Still, I'd given it some to get here and I wasn't about to give up now.  I at least wanted to hold my place and we all plugged away through the bracken in a long, colourful line.  Occasionally someone came past and occasionally I raised my game and stuck with them until the next pack of people where I either stuck with it or faded into the group and waited for the next fast wave to catch.

We finally hit the Houndkirk Road again - that big wide open track and this time I chose the cut-through route because we were a thinner field.  As we approached the road I saw the change to teh route - no longer retracing our steps back to a short, flat run along the main road but instead, running through a small quarry.  A lady passed me and I complained that my knee was about to divorce me.  She said, "me too" and then proceeded to run away from me.

"It's just cramp in the little knee muscles" I thought and carried on running, trying to relax it into going away... but it stayed... and it got worse.  I hobbled a bit over the rises and then we were back on the road.  It felt like a good thing and I allowed myself to open up my stride a little bit and run fast.  As a fell-runner it pains me sometimes that I'm quite fast on flat roads.  It's like being a rockstar who's quite good at maths.  Cool but a little bit prim and proper at the same time.  Speeds hit 6.7 miles per hour and then we turned onto the Long Line Lane and a downhill.  My knees were hurting anyway so I just opened up.  The stride went long and I threw all regard for the condition of my legs tomorrow out of the window in favour of speed.

I kept hearing the woman behind me on my shoulder catching me up and every time I thought, "well if she comes past me at this speed, there's nothing more I can do" and she never came past.  Men did but I didn't care.   I just wanted to hold onto that ladies' place.  The speed hit 8 miles per hour.

For a brief respite we turned back into the muddy lower pitch of the rugby field and I looked up to see the wall of death - a wood chipped slope of around 5% leading from the lower pitch to the middle pitch.  I joked to the guy to my right that this was the worst hill of the race.  He hadn't looked up, he didn't see it coming, he went backwards with a groan and I never saw him again.

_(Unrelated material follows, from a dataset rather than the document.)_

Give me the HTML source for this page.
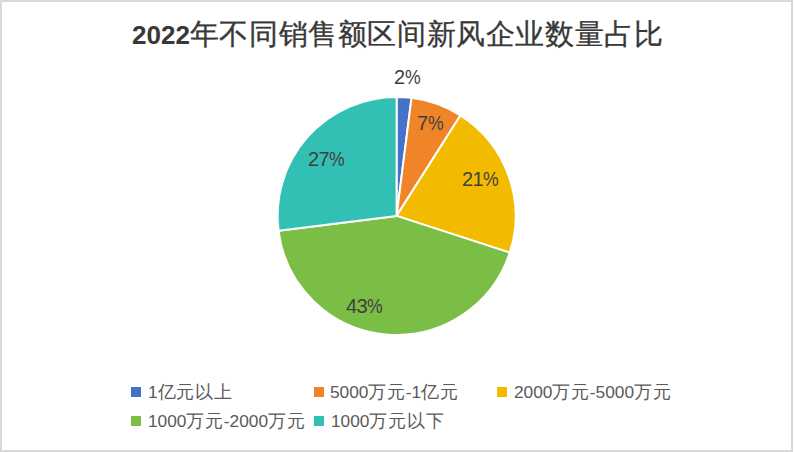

My knee was proper screaming now and all that time I could feel the next place runners breathing down my neck. It wasn't about women's places any more it was about all places and I finally opened up to whatever sprint I had left.  It wasn't much but it was enough not to let me be caught on the middle field.  I checked in then stopped my watch and leant on the shoulders of hte finisher in front of me - just in case my knee collapsed completely.

Over the line I caught up with a lady who I had exchanged places with several times and we'd checked on eachother as we passed by when she stopped to tie her laces and when I slowed down to drink from my Camelbak.

I also said hello to fellow tri club mates and waited for TSK to come in.  He had a nice run but not so good a race as he had battled with the faff.

We hobbled to our car, changed shoes and put on a dry top then drove home.

It was only later when I realised how well I had done.  I took 13 minutes off my previous time - despite the course being longer and I finished 15 places higher in my age group.  I was no longer in the second half of the women's pack but in the top third and just sneaked inside the middle third overall, having come in previously behind 300 other people.

There are things to be credited for today and none of them include much running they are:
Pushing heavy bikes up big hills
The favourable weather conditions - still cold but warmer than years gone by.
My Physio's incredible detective work (and no doubt the slapping)
TSK putting me into the inescapable carrot position.

9.56 miles 1:50:29 524m el.

A/G 9th/33
Women 31st / 94
224th overall of 380 finishers.
Much to my delight, I was the 6th Dark Peak women's finisher meaning that my time contributed to the Dark Peak ladies' B-team being in 6th place.